During the current breathing space America should convene discussions about how to redesign the global financial structure. Participants must include China and most of the world’s newly developing creditor nations. Without their involvement, the fragility of the euro and the declining credibility of the US dollar as the world’s reserve currency will only resurface in more acute form.

Sixty-eight years ago, representatives of the world’s most powerful nations gathered at Bretton Woods in New England at the close of WWII to reframe the global monetary system. J M Keynes was a prime mover at the meeting. Out of it, 44 weary, war-torn nations forged an agreement that ordered the global monetary system for over 30 years. The agreement endured not simply because it created effective technical solutions but because the institutions it helped establish, including the World Bank and the IMF, as well as a global trade agreement (GATT), embodied a noble aspiration based on a willingness to cooperate for the benefit of all the world’s peoples.

An American poet, Emma Lazarus, had captured that aspiration in words written in 1883. ‘ “Give me your tired, your poor, Your huddled masses yearning to breathe free, The wretched refuse of your teeming shore. Send these, the homeless, the tempest-tost to me, I lift my lamp beside the golden door!” ’ They are inscribed beneath the outstretched arm of a greening copper statue, 5 miles over the water from Wall Street.
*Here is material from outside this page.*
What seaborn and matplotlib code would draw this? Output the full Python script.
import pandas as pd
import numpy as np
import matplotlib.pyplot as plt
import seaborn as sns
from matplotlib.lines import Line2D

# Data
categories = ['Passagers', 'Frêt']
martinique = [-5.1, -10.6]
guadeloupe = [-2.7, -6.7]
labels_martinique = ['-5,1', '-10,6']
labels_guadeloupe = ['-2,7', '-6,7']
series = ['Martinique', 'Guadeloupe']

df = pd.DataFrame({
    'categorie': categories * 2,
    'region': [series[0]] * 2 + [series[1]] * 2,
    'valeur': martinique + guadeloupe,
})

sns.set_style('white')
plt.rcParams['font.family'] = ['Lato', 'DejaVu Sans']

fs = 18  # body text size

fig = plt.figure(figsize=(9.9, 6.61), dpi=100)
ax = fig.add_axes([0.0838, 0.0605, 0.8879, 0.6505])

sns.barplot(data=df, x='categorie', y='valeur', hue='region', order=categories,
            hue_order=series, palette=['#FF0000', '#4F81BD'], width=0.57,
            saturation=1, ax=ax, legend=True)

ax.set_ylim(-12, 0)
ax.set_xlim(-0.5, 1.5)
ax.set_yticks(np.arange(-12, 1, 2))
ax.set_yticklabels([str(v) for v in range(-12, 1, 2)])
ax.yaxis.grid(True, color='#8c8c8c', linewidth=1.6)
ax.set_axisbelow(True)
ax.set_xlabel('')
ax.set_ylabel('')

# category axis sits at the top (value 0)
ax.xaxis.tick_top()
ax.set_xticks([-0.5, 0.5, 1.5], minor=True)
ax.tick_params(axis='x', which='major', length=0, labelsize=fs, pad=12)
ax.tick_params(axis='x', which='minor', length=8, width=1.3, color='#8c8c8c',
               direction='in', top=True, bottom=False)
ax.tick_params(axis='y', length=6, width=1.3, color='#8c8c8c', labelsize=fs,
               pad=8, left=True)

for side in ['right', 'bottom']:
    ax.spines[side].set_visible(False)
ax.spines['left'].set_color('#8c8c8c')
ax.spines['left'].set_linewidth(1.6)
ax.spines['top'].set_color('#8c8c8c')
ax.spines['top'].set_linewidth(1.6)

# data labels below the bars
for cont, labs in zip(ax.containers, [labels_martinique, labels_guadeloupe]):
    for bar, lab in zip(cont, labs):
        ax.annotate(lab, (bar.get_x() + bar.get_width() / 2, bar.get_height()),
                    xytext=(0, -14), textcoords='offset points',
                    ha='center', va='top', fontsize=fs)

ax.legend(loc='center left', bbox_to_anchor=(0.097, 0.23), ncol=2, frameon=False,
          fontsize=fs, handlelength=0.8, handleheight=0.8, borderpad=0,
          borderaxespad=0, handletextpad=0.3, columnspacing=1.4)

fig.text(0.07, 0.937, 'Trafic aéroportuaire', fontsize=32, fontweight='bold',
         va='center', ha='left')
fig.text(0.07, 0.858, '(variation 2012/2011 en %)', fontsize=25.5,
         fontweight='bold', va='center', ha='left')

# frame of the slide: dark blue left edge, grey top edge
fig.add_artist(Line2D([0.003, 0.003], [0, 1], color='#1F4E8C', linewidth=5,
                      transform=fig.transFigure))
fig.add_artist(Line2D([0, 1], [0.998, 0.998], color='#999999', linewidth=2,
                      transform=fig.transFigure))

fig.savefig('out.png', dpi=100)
They declare to the world what liberty of choice means for a generous nation.

Let us hope that the richest nations across the globe embrace the same spirit of generosity in applying their powers towards the recovery of long-term stability for the world’s citizens, savers and investors. Success would enable us all to share more of the benefits and less of the hurts delivered by the most powerful agent of change since Thomas Jefferson first steered his people down freedom’s path, over two centuries ago.